Seiring waktu, Spedagi tersedia dalam empat jenis yang nama-namanya diambil dari khazanah lokal: Dalanrata (road bike), Dwiguna (dual track), Rodacilik (minivelo), dan Gowes Mulyo (Joy Bike). Singgih juga mengembangkan produk lain seperti Engkrak (helm) dan sadel dari bambu.
Menurut Bob Bharuna, kualitas Spedagi seri Dalanrata makin bagus. Dibanding ketika awal mencobanya. “Dulu agak lentur (flexing), kini semakin rigid. Saya bawa barang 25 kg tak terlalu lentur,” jelasnya.
Menurut Bob, sepeda bambu layaknya seperti sepeda besi biasanya. “Saya sering pakai untuk perjalanan Jakarta dan luar kota. Saya pakai nyaman-nyaman aja.

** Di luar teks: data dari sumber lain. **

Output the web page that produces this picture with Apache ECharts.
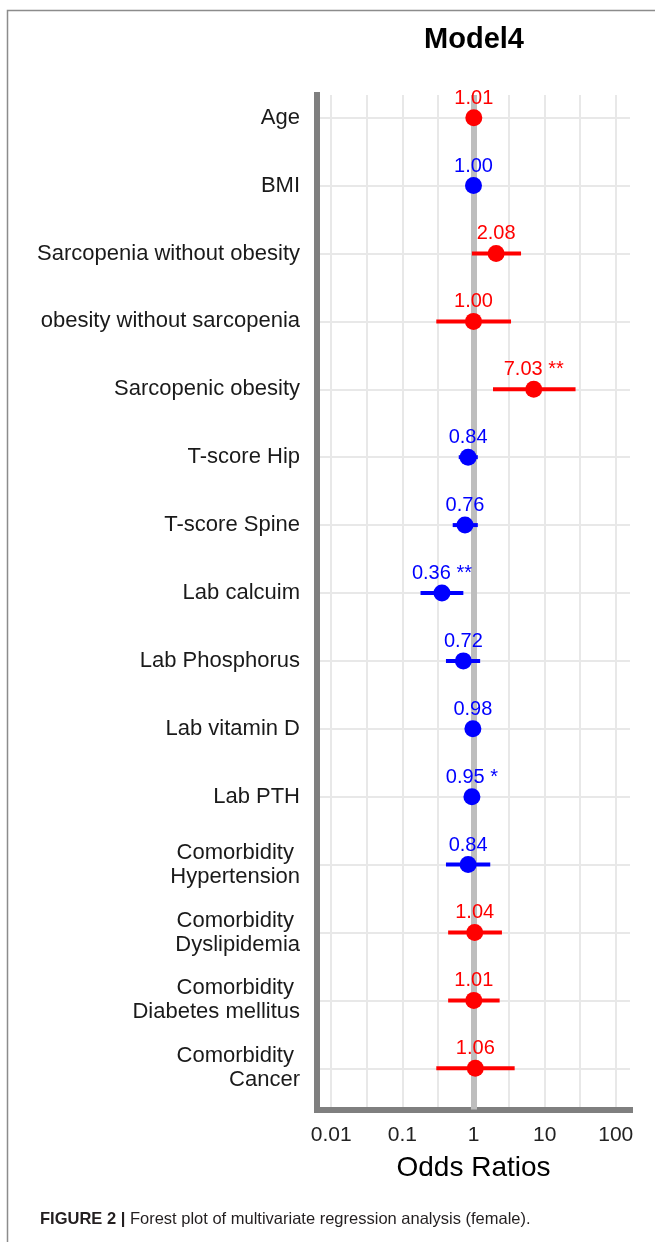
<!DOCTYPE html>
<html>
<head>
<meta charset="utf-8">
<script src="https://cdn.jsdelivr.net/npm/echarts@6/dist/echarts.min.js"></script>
<style>
  html, body { margin: 0; padding: 0; background: #fff; }
  #chart { width: 655px; height: 1242px; }
</style>
</head>
<body>
<div id="chart"></div>
<script>
// rows, top to bottom
var categories = [
    'Age', 'BMI', 'Sarcopenia without obesity', 'obesity without sarcopenia',
    'Sarcopenic obesity', 'T-score Hip', 'T-score Spine', 'Lab calcuim',
    'Lab Phosphorus', 'Lab vitamin D', 'Lab PTH',
    'Comorbidity \nHypertension', 'Comorbidity \nDyslipidemia',
    'Comorbidity \nDiabetes mellitus', 'Comorbidity \nCancer'
];
var oddsRatio = [1.01, 1.00, 2.08, 1.00, 7.03, 0.84, 0.76, 0.36, 0.72, 0.98, 0.95, 0.84, 1.04, 1.01, 1.06];
var ciLow     = [0.99, 0.99, 0.95, 0.30, 1.88, 0.62, 0.51, 0.18, 0.41, 0.97, 0.92, 0.41, 0.44, 0.44, 0.30];
var ciHigh    = [1.03, 1.01, 4.66, 3.37, 27.2, 1.15, 1.15, 0.72, 1.24, 0.99, 0.98, 1.72, 2.51, 2.33, 3.79];
var stars     = ['', '', '', '', '**', '', '', '**', '', '', '*', '', '', '', ''];
// true = risk (red), false = protective (blue)
var isRisk    = [true, false, true, true, true, false, false, false, false, false, false, false, true, true, true];

var xTickLabels = [0.01, 0.1, 1, 10, 100];
var xGridExp = [-2, -1.5, -1, -0.5, 0, 0.5, 1, 1.5, 2];

var RED = '#ff0000', BLUE = '#0000ff';
var FONT = '"Liberation Sans", Arial, sans-serif';

var rowIdx = categories.map(function (c, i) { return i; });
var xTickExp = xTickLabels.map(function (t) { return Math.log10(t); });

var points = oddsRatio.map(function (v, i) {
    var lab = v.toFixed(2) + (stars[i] ? ' ' + stars[i] : '');
    return {
        value: [Math.log10(v), i],
        itemStyle: { color: isRisk[i] ? RED : BLUE, opacity: 1 },
        label: { formatter: lab, color: isRisk[i] ? RED : BLUE }
    };
});

var bars = oddsRatio.map(function (v, i) {
    return [Math.log10(ciLow[i]), Math.log10(ciHigh[i]), i];
});

var myChart = echarts.init(document.getElementById('chart'), null, { renderer: 'canvas' });

var option = {
    animation: false,
    backgroundColor: '#fff',
    textStyle: { fontFamily: FONT },
    title: {
        text: 'Model4',
        left: 474,
        top: 25,
        textAlign: 'center',
        padding: 0,
        textStyle: { fontSize: 29, fontWeight: 'bold', color: '#000', fontFamily: FONT }
    },
    grid: { left: 317, right: 25, top: 95, bottom: 132.5 },
    xAxis: {
        type: 'value',
        min: -2.2,
        max: 2.2,
        name: 'Odds Ratios',
        nameLocation: 'middle',
        nameGap: 45,
        nameTextStyle: { fontSize: 28, color: '#000', fontFamily: FONT },
        axisLine: { onZero: false, lineStyle: { color: '#7f7f7f', width: 6, cap: 'square' } },
        axisTick: { show: false, customValues: xGridExp },
        axisLabel: {
            customValues: xTickExp,
            margin: 15,
            fontSize: 21,
            color: '#222',
            formatter: function (v) {
                var k = xTickExp.indexOf(v);
                return k >= 0 ? String(xTickLabels[k]) : '';
            }
        },
        splitLine: { show: true, lineStyle: { color: '#e8e8e8', width: 2 } }
    },
    yAxis: {
        type: 'value',
        inverse: true,
        min: -0.334,
        max: 14.607,
        axisLine: { show: true, onZero: false, lineStyle: { color: '#7f7f7f', width: 6, cap: 'square' } },
        axisTick: { show: false, customValues: rowIdx },
        axisLabel: {
            customValues: rowIdx,
            margin: 17,
            fontSize: 22,
            lineHeight: 24,
            color: '#1a1a1a',
            formatter: function (v) { return categories[v] || ''; }
        },
        splitLine: { show: true, lineStyle: { color: '#e8e8e8', width: 2 } }
    },
    series: [
        {
            // reference line at OR = 1
            type: 'line',
            data: [],
            z: 1,
            markLine: {
                silent: true,
                z: 1,
                symbol: ['none', 'none'],
                label: { show: false },
                lineStyle: { color: '#bebebe', width: 6, type: 'solid' },
                emphasis: { disabled: true },
                data: [{ xAxis: 0 }]
            }
        },
        {
            type: 'custom',
            z: 2,
            data: bars,
            renderItem: function (params, api) {
                var a = api.coord([api.value(0), api.value(2)]);
                var b = api.coord([api.value(1), api.value(2)]);
                return {
                    type: 'line',
                    shape: { x1: a[0], y1: a[1], x2: b[0], y2: b[1] },
                    style: { stroke: isRisk[params.dataIndex] ? RED : BLUE, lineWidth: 4 }
                };
            }
        },
        {
            type: 'scatter',
            z: 3,
            symbolSize: 17,
            data: points,
            label: {
                show: true,
                position: 'top',
                distance: 1,
                fontSize: 20,
                fontFamily: FONT
            }
        }
    ],
    graphic: [
        {
            type: 'rect',
            shape: { x: 7.5, y: 10.5, width: 700, height: 1400 },
            style: { fill: 'none', stroke: '#8c8c8c', lineWidth: 1.5 },
            silent: true
        },
        {
            type: 'text',
            left: 40,
            top: 1211,
            style: {
                text: '{b|FIGURE 2 |} Forest plot of multivariate regression analysis (female).',
                fontSize: 16.5,
                fontFamily: FONT,
                fill: '#231f20',
                rich: { b: { fontWeight: 'bold', fontSize: 16.5, fontFamily: FONT } }
            }
        }
    ]
};

myChart.setOption(option);
</script>
</body>
</html>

Kalau sudah biasa, dengan gear ratio yang sudah kami tentukan, ya sama saja nyamannya,” kata Bob.
Secara teknologi Spedagi belum bisa seringan sepeda dari bahan karbon, karena sebagian komponennya masih dari besi. Sebenarnya bisa saja mengkombinasikan bambu dengan komponen dari karbon. Namun bisa mendongkrak harganya. Di situs webnya tertera harga frame sepeda berkisar Rp5,5 juta–Rp6,5 juta.
Kiprah Mendunia Sepeda dari Desa
Walau diproduksi di desa, namun Spedagi memiliki kiprah yang mendunia. Pada 2017, karya Singgih ini diganjar penghargaan perunggu Design for Asia (DFA) Awards. Setahun kemudian, Spedagi menyabet medali emas di Japan Good Design Awards (G-Mark). Bahkan gagasannya tentang bambu sebagai solusi disambut di Jepang, dengan pendirian Spedagi Jepang.
Di sisi lain, Spedagi juga unjuk gigi dalam ajang Konferensi Tingkat Tinggi Government 20 (KTT G20) November tahun lalu. Dalam ajang itu, Singgih meluncurkan Spedagi seri GoRo alias Gotong Royong Nusantara. “G20 adalah forum yang penting, karena bisa menjadi sarana publikasi bagi revitalisasi desa,” ujarnya.
Spedagi desain baru ini memiliki roda depan lebih kecil dibandingkan dengan roda belakangnya. Rancangan itu memiliki makna filosofis: sudah seharusnya negara-negara kecil yang menentukan arah politik global ketimbang negara-negara besar.
“Karena selama ini kepemimpinan negara-negara besar juga tak lebih baik,” kata Singgih.
Sepeda itu merupakan karya bersama beberapa lembaga secara gotong royong dalam mengkampanyekan kendaraan rendah karbon, pemberdayaan desa, dan green mobility.